PROBLEM:
Retype the data that follows line by line, exactly, and leave its pictures out.

MATERIAL PROVIDED:
"""
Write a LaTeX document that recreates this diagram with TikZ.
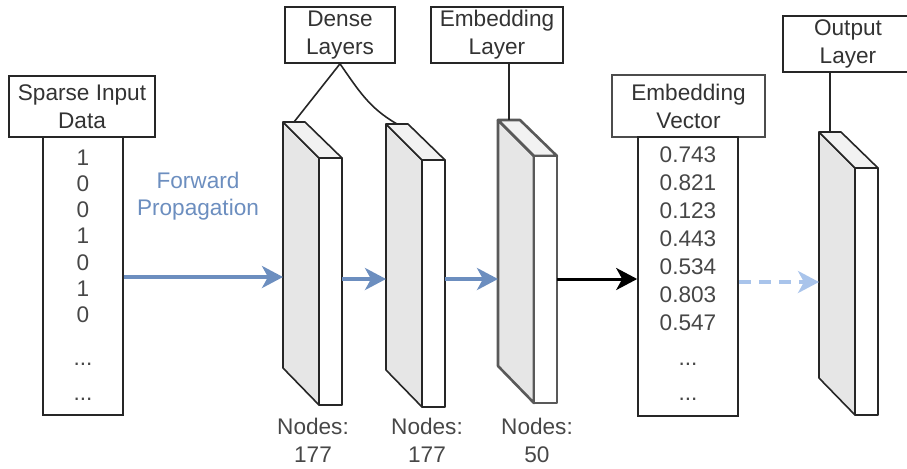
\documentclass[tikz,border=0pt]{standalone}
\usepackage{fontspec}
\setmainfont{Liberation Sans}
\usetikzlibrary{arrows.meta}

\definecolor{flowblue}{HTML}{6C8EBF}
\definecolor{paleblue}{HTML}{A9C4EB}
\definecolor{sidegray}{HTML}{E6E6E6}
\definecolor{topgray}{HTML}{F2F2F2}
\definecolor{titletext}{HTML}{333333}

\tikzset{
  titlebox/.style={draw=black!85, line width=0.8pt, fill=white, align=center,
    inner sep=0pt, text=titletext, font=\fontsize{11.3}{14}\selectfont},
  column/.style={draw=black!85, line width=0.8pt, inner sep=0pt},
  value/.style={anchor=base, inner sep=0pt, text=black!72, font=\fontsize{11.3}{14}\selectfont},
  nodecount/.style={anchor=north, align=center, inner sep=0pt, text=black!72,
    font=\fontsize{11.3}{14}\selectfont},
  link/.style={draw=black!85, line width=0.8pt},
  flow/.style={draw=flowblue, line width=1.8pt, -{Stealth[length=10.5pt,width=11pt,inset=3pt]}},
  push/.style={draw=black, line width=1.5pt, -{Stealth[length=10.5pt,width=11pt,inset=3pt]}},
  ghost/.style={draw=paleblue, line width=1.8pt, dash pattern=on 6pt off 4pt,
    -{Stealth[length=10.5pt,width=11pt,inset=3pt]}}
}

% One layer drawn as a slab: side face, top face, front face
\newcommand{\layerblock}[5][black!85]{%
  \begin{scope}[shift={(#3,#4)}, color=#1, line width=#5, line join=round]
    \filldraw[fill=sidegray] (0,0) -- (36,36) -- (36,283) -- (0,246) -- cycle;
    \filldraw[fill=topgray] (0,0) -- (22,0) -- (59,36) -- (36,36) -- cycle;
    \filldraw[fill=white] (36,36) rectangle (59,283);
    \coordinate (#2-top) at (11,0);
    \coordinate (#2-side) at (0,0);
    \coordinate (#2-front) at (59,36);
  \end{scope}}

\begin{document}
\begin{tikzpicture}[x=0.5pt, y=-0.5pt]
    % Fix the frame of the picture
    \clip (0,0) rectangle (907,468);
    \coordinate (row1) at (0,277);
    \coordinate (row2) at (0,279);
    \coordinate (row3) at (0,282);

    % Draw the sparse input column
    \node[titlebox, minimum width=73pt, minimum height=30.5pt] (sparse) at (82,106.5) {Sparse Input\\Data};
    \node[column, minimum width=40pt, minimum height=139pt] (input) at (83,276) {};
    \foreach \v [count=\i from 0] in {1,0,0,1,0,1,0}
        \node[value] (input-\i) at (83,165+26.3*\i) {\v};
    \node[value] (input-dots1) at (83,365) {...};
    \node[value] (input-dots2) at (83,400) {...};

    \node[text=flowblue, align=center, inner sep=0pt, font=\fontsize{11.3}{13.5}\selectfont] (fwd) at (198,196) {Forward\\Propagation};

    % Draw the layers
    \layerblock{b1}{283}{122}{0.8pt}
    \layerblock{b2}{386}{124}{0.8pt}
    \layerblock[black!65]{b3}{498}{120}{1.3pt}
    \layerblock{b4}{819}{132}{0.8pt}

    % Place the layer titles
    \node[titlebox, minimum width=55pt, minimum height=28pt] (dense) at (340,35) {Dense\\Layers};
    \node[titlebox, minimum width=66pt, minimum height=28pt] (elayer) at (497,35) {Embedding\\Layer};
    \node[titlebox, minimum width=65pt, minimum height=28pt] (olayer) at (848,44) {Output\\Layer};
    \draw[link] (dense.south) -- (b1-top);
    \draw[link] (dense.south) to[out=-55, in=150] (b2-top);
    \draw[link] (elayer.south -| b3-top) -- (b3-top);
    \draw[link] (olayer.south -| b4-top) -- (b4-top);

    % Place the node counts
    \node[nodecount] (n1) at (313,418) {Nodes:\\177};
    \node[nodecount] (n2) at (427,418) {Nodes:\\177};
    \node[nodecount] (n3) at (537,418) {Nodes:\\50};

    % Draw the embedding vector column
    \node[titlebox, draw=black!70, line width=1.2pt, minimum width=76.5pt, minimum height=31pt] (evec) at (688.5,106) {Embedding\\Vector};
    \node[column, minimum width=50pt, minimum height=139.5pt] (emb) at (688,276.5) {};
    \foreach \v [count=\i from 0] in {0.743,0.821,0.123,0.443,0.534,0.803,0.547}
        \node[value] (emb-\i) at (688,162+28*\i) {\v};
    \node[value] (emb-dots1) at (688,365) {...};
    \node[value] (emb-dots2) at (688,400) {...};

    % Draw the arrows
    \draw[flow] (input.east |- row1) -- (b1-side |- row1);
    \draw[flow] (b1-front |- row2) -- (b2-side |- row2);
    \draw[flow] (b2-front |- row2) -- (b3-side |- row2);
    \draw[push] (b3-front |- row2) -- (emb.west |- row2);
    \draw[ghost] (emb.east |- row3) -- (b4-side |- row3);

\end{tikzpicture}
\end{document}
"""
OUTPUT OF THE EXERCISE:
Write a LaTeX document that recreates this diagram with TikZ.
\documentclass[tikz,border=0pt]{standalone}
\usepackage{fontspec}
\setmainfont{Liberation Sans}
\usetikzlibrary{arrows.meta}

\definecolor{flowblue}{HTML}{6C8EBF}
\definecolor{paleblue}{HTML}{A9C4EB}
\definecolor{sidegray}{HTML}{E6E6E6}
\definecolor{topgray}{HTML}{F2F2F2}
\definecolor{titletext}{HTML}{333333}

\tikzset{
  titlebox/.style={draw=black!85, line width=0.8pt, fill=white, align=center,
    inner sep=0pt, text=titletext, font=\fontsize{11.3}{14}\selectfont},
  column/.style={draw=black!85, line width=0.8pt, inner sep=0pt},
  value/.style={anchor=base, inner sep=0pt, text=black!72, font=\fontsize{11.3}{14}\selectfont},
  nodecount/.style={anchor=north, align=center, inner sep=0pt, text=black!72,
    font=\fontsize{11.3}{14}\selectfont},
  link/.style={draw=black!85, line width=0.8pt},
  flow/.style={draw=flowblue, line width=1.8pt, -{Stealth[length=10.5pt,width=11pt,inset=3pt]}},
  push/.style={draw=black, line width=1.5pt, -{Stealth[length=10.5pt,width=11pt,inset=3pt]}},
  ghost/.style={draw=paleblue, line width=1.8pt, dash pattern=on 6pt off 4pt,
    -{Stealth[length=10.5pt,width=11pt,inset=3pt]}}
}

% One layer drawn as a slab: side face, top face, front face
\newcommand{\layerblock}[5][black!85]{%
  \begin{scope}[shift={(#3,#4)}, color=#1, line width=#5, line join=round]
    \filldraw[fill=sidegray] (0,0) -- (36,36) -- (36,283) -- (0,246) -- cycle;
    \filldraw[fill=topgray] (0,0) -- (22,0) -- (59,36) -- (36,36) -- cycle;
    \filldraw[fill=white] (36,36) rectangle (59,283);
    \coordinate (#2-top) at (11,0);
    \coordinate (#2-side) at (0,0);
    \coordinate (#2-front) at (59,36);
  \end{scope}}

\begin{document}
\begin{tikzpicture}[x=0.5pt, y=-0.5pt]
    % Fix the frame of the picture
    \clip (0,0) rectangle (907,468);
    \coordinate (row1) at (0,277);
    \coordinate (row2) at (0,279);
    \coordinate (row3) at (0,282);

    % Draw the sparse input column
    \node[titlebox, minimum width=73pt, minimum height=30.5pt] (sparse) at (82,106.5) {Sparse Input\\Data};
    \node[column, minimum width=40pt, minimum height=139pt] (input) at (83,276) {};
    \foreach \v [count=\i from 0] in {1,0,0,1,0,1,0}
        \node[value] (input-\i) at (83,165+26.3*\i) {\v};
    \node[value] (input-dots1) at (83,365) {...};
    \node[value] (input-dots2) at (83,400) {...};

    \node[text=flowblue, align=center, inner sep=0pt, font=\fontsize{11.3}{13.5}\selectfont] (fwd) at (198,196) {Forward\\Propagation};

    % Draw the layers
    \layerblock{b1}{283}{122}{0.8pt}
    \layerblock{b2}{386}{124}{0.8pt}
    \layerblock[black!65]{b3}{498}{120}{1.3pt}
    \layerblock{b4}{819}{132}{0.8pt}

    % Place the layer titles
    \node[titlebox, minimum width=55pt, minimum height=28pt] (dense) at (340,35) {Dense\\Layers};
    \node[titlebox, minimum width=66pt, minimum height=28pt] (elayer) at (497,35) {Embedding\\Layer};
    \node[titlebox, minimum width=65pt, minimum height=28pt] (olayer) at (848,44) {Output\\Layer};
    \draw[link] (dense.south) -- (b1-top);
    \draw[link] (dense.south) to[out=-55, in=150] (b2-top);
    \draw[link] (elayer.south -| b3-top) -- (b3-top);
    \draw[link] (olayer.south -| b4-top) -- (b4-top);

    % Place the node counts
    \node[nodecount] (n1) at (313,418) {Nodes:\\177};
    \node[nodecount] (n2) at (427,418) {Nodes:\\177};
    \node[nodecount] (n3) at (537,418) {Nodes:\\50};

    % Draw the embedding vector column
    \node[titlebox, draw=black!70, line width=1.2pt, minimum width=76.5pt, minimum height=31pt] (evec) at (688.5,106) {Embedding\\Vector};
    \node[column, minimum width=50pt, minimum height=139.5pt] (emb) at (688,276.5) {};
    \foreach \v [count=\i from 0] in {0.743,0.821,0.123,0.443,0.534,0.803,0.547}
        \node[value] (emb-\i) at (688,162+28*\i) {\v};
    \node[value] (emb-dots1) at (688,365) {...};
    \node[value] (emb-dots2) at (688,400) {...};

    % Draw the arrows
    \draw[flow] (input.east |- row1) -- (b1-side |- row1);
    \draw[flow] (b1-front |- row2) -- (b2-side |- row2);
    \draw[flow] (b2-front |- row2) -- (b3-side |- row2);
    \draw[push] (b3-front |- row2) -- (emb.west |- row2);
    \draw[ghost] (emb.east |- row3) -- (b4-side |- row3);

\end{tikzpicture}
\end{document}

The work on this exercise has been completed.